Donc on est bien parti pour un report de l’élection ?

KKS : Ça consacre l’impossible tenue de l’élection au 31 octobre si nous voulons être respectueux de nos engagements ne serait-ce que vis-à-vis de la Cour africaine des droits de l’homme et des peuples.

Monsieur KONAN Kouadio Siméon, est-ce que vous-même vous préparez à une candidature malgré tout ce que vous dénoncez ?

KKS : j’ai dit aux ivoiriens que j’ai une mission, cette mission je ne peux l’assurer qu’avec le pouvoir d’état. C’est pour ça qu’en 2010, en 2015, je suis allé aux élections présidentielles. Je suis un prétendant à la magistrature suprême. Mais, j’irai parce que c’est la seule voie qui s’offre à moi si je veux être au pouvoir. Mais j’irai dans une élection qui ramène la paix et non dans une élection qui propulse le pays dans un chaos. Pour l’instant ce qui nous est proposé c’est pour aller à un drame. Je pense qu’elle n’aura pas lieu le 31 octobre, donc il n’y a pas lieu de me prononcer là-dessus. Par contre, notez bien que je suis prétendant. Quand l’élection s’organisera pour qu’il y ait la paix, vous me trouverez certainement sur la liste des candidats.

L’ancien Président Laurent Gbagbo est acquitté de toutes les charges à son encontre et jusque-là il a du mal à retrouver son pays. Qu’est-ce qui devrait être fait selon vous, dans le sens d’un retour de Laurent Gbagbo ?

KKS : Ne serait-ce que pour la réconciliation nationale, ne serait-ce que pour l’apaisement, ne serait-ce que pour la paix sociale, ce n’est pas une question de l’aimer ou de ne pas l’aimer, l’état, représenté par le président de la république, devrait sans délai prendre les dispositions puisque c’est maintenant officiel que le Président Laurent Gbagbo a ouvertement manifesté son besoin de rentrer chez lui et que le gouvernement a été saisi. Mais que vivement le Président de la République agisse.
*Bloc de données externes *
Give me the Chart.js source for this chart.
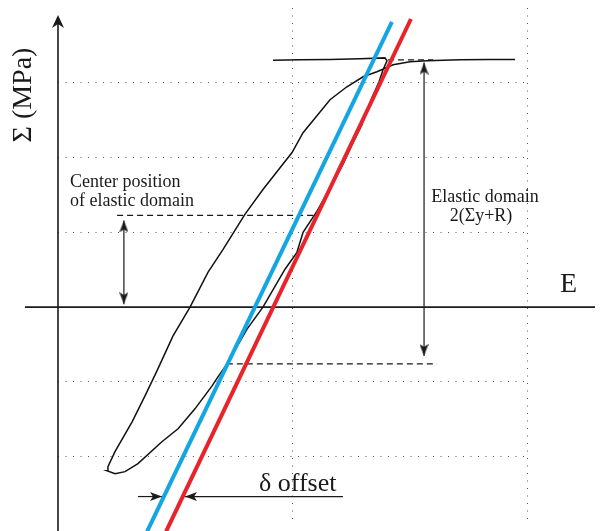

Qu’il tire leçon de tous ces sons qui n’augurent rien de bon pour le pays avec des décès en cascade, nous venons de perdre encore le premier ministre Elimane Diarra, ça va faire deux premiers ministres, le Président du Sénat, en traitement à l’extérieur, il se dit aussi que le Président de l’assemblée nationale ne se porterait bien non plus.

C’est naturel non tout cela ?

KKS : Oui, oui mais il y a des sens ! Ça fait beaucoup quand même cher ami, ça fait beaucoup. On n’a plus de vice-président, ça aussi c’est naturel ? Je ne crois pas que ça soit aussi naturel que ça. Donc nous nous trouvons dans des signes qui montrent que le moment est venu de nous asseoir. Et comme Laurent Gbagbo l’a dit, de nous asseoir pour discuter. Moi, je milite pour ça, j’encourage le Président de la république, j’exhorte le Président de la république à être le père de la nation, à se mettre au-dessus de la mêlée et de dire le mot qui sauve. Et il est important aujourd’hui que nous ne pourrons faire l’économie de la concertation nationale, du dialogue inclusif, d’un consensus pour aller à l’élection présidentielle.
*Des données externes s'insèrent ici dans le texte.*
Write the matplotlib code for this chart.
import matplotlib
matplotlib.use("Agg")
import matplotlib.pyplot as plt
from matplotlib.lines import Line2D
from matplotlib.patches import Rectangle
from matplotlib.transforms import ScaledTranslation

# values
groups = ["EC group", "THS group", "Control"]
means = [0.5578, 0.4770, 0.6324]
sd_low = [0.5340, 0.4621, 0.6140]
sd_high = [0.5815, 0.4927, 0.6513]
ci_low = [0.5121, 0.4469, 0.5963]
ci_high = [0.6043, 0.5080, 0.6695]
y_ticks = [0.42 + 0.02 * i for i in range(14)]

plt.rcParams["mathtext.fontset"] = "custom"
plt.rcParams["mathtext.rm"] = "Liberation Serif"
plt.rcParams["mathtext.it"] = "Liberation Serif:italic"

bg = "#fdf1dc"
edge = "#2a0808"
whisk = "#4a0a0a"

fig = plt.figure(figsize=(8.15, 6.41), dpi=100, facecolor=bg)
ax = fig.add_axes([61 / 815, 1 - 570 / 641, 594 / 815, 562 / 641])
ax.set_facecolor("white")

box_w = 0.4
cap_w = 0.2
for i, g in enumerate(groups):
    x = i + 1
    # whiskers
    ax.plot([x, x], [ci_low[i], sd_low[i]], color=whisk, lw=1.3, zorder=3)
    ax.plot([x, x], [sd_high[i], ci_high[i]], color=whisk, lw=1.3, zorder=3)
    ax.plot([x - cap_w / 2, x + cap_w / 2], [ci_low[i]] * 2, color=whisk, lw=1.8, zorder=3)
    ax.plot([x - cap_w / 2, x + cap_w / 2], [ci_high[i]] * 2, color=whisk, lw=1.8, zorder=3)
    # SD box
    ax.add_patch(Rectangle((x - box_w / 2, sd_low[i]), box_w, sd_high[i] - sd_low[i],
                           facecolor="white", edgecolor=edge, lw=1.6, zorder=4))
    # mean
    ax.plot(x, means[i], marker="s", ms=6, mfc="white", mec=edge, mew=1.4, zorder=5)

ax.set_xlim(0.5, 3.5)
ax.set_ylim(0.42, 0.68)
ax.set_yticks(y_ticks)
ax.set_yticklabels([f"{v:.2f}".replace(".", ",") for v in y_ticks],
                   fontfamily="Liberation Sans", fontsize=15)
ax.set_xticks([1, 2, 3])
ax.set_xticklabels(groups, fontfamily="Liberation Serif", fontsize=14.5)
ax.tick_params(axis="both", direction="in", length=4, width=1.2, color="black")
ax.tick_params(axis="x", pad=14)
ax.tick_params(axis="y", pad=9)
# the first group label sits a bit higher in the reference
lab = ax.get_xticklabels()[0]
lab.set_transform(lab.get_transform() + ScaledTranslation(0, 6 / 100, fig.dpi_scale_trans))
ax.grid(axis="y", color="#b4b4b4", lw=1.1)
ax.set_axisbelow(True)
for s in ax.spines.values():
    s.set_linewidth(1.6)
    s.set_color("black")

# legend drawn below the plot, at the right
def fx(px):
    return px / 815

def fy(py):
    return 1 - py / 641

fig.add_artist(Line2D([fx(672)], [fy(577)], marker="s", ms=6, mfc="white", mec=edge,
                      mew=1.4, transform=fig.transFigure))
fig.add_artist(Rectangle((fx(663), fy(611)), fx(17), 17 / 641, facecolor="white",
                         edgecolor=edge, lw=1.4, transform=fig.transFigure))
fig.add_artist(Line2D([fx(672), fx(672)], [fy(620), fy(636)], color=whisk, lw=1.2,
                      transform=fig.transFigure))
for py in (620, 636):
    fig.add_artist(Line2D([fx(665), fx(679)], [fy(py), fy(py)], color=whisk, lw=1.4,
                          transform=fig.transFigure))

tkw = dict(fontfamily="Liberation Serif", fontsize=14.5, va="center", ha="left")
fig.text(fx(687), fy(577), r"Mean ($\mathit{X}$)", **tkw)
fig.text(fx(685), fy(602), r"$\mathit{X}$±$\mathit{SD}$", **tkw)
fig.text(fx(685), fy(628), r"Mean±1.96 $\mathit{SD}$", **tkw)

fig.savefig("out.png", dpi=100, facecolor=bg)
Ça, M. Amon Tanoh l’a dit…

KKS : Il le dit après moi. Je le dis depuis deux ans et il faut peut-être aussi que nous qui le disons, nous puissions nous mettre ensemble humblement pour avancer.

Est-ce que l’âge de M. Henri Konan Bédié, l’autre prétendant à la présidentielle vous pose un problème personnellement ?

KKS : Du point de vue de la légalité, il est dans ses droits. Le peuple, détenteur du pouvoir a légiféré pour dire qu’à un certain âge, il semblerait que les gens ne soient plus, ne serait-ce que physiquement, au point pour tenir les charges de la présidence de la République qui sont des charges prenantes. C’était dans la constitution mais cette constitution a été changée et le verrou a été sauté, dès lors, même si quelqu’un a 120 ans et qu’il veut être candidat, c’est son droit. Je n’ai absolument pas d’objection là-dessus.

Est-ce que vous craignez un remake du scénario de 2010 avec les trois ténors Henri Konan Bédié, Laurent Gbagbo et Alassane Ouattara ?

KKS : Je le dis depuis deux ans. Absolument le tableau qui nous est offert est un tableau identique à la fois par le casting que par tout l’arsenal juridique et l’environnement qui l’entoure. Nous allons tout droit vers un remake et moi mon devoir parce que c’est ma mission, c’est de faire échouer ce remake.